_AIM OF THE EXERCISE_
Reproduce, character for character, the lines below from the first through the one with "import pandas as pd". Leave pictures out.

***

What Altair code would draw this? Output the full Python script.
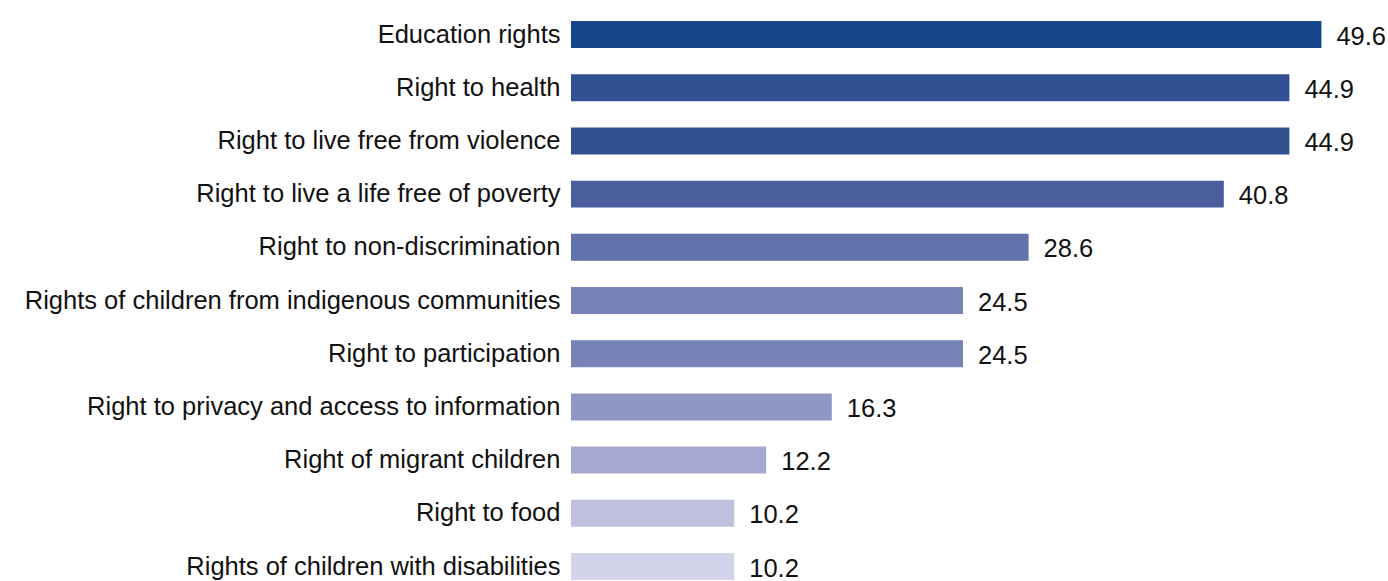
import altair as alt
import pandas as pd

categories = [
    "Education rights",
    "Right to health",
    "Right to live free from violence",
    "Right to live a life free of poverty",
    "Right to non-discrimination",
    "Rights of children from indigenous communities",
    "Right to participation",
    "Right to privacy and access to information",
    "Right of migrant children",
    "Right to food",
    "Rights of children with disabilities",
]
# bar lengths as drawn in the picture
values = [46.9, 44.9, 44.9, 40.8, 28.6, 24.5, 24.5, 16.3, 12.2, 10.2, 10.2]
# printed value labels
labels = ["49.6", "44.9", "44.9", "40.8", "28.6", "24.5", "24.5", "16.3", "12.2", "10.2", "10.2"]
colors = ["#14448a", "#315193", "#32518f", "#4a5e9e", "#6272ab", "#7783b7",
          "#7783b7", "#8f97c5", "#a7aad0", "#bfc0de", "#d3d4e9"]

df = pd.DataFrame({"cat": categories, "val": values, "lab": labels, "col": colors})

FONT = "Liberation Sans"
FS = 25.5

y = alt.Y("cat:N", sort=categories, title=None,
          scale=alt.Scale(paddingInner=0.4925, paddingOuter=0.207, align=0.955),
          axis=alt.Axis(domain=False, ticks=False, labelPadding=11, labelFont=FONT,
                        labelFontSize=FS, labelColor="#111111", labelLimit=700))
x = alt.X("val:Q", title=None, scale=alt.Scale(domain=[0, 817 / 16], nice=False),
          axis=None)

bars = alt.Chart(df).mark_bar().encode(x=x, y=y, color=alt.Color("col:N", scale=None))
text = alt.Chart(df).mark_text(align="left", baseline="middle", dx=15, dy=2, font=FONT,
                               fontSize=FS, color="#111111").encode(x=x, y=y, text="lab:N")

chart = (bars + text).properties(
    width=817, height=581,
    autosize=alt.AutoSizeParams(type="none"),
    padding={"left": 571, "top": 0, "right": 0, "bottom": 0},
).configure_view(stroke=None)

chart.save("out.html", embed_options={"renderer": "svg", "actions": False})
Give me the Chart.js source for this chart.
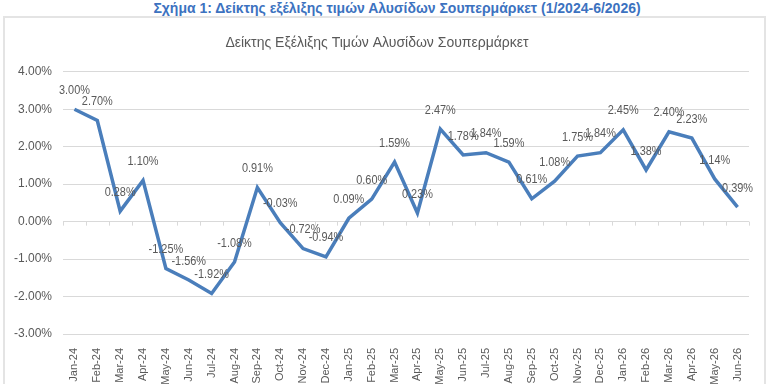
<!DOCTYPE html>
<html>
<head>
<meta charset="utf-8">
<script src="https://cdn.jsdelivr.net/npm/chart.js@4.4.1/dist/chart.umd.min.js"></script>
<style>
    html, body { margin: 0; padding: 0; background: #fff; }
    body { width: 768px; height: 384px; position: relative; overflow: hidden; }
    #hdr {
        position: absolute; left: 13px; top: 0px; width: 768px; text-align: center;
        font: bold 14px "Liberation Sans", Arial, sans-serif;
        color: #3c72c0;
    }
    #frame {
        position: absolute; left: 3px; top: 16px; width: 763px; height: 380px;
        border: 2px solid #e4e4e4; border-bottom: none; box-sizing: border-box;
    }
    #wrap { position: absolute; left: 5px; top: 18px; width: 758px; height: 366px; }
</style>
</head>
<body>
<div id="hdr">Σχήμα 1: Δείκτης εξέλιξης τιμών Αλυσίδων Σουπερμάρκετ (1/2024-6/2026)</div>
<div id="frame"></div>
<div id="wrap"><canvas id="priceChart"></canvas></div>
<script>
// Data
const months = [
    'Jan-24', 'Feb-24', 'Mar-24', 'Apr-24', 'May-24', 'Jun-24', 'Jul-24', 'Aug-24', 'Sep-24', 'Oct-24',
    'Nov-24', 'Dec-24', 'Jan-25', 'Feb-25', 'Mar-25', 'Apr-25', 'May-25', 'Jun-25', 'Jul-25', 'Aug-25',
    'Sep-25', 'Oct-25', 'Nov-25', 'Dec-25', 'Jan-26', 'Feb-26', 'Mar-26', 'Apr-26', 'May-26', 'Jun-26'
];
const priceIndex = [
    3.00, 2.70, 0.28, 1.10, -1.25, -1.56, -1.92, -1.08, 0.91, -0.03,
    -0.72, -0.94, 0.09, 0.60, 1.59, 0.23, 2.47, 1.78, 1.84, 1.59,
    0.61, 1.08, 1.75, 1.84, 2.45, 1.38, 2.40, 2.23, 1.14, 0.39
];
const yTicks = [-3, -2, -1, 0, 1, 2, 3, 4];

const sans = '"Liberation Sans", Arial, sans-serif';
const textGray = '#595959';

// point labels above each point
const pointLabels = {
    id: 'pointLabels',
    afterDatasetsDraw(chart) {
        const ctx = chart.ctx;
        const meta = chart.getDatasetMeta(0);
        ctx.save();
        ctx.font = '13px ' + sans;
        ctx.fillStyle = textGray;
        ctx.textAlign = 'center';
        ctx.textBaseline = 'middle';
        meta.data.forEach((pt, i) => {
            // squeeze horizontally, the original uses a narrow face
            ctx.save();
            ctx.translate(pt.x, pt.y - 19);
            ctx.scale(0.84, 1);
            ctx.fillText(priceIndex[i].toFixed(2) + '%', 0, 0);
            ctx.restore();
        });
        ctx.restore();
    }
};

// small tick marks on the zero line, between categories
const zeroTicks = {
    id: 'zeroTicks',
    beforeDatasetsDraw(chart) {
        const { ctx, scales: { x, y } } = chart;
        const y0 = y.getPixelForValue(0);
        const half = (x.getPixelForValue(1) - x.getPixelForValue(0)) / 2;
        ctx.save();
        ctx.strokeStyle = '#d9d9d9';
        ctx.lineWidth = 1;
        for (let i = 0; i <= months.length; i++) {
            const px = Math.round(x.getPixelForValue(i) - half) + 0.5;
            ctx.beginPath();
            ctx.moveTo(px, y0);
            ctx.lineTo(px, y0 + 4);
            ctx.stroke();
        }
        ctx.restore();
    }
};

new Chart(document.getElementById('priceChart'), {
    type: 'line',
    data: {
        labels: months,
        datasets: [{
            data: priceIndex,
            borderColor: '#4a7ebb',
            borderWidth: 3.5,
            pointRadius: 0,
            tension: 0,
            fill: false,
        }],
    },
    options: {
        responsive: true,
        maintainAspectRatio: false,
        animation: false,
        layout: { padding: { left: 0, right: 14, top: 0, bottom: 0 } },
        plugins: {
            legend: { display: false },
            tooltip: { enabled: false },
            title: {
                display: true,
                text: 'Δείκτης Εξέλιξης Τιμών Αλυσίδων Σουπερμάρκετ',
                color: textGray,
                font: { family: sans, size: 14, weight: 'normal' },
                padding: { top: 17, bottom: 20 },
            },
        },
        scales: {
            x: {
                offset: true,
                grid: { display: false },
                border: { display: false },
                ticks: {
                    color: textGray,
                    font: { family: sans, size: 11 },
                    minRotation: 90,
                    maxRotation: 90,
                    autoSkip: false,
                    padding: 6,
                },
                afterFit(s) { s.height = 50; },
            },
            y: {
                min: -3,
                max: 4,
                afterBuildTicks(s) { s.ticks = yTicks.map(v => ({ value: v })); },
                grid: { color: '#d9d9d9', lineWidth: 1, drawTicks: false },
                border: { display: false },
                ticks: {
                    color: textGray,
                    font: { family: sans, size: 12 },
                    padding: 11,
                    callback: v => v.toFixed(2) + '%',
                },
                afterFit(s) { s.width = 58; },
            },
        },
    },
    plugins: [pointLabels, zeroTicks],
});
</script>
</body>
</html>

***

_WORKED ANSWER_
What Altair code would draw this? Output the full Python script.
import altair as alt
import pandas as pd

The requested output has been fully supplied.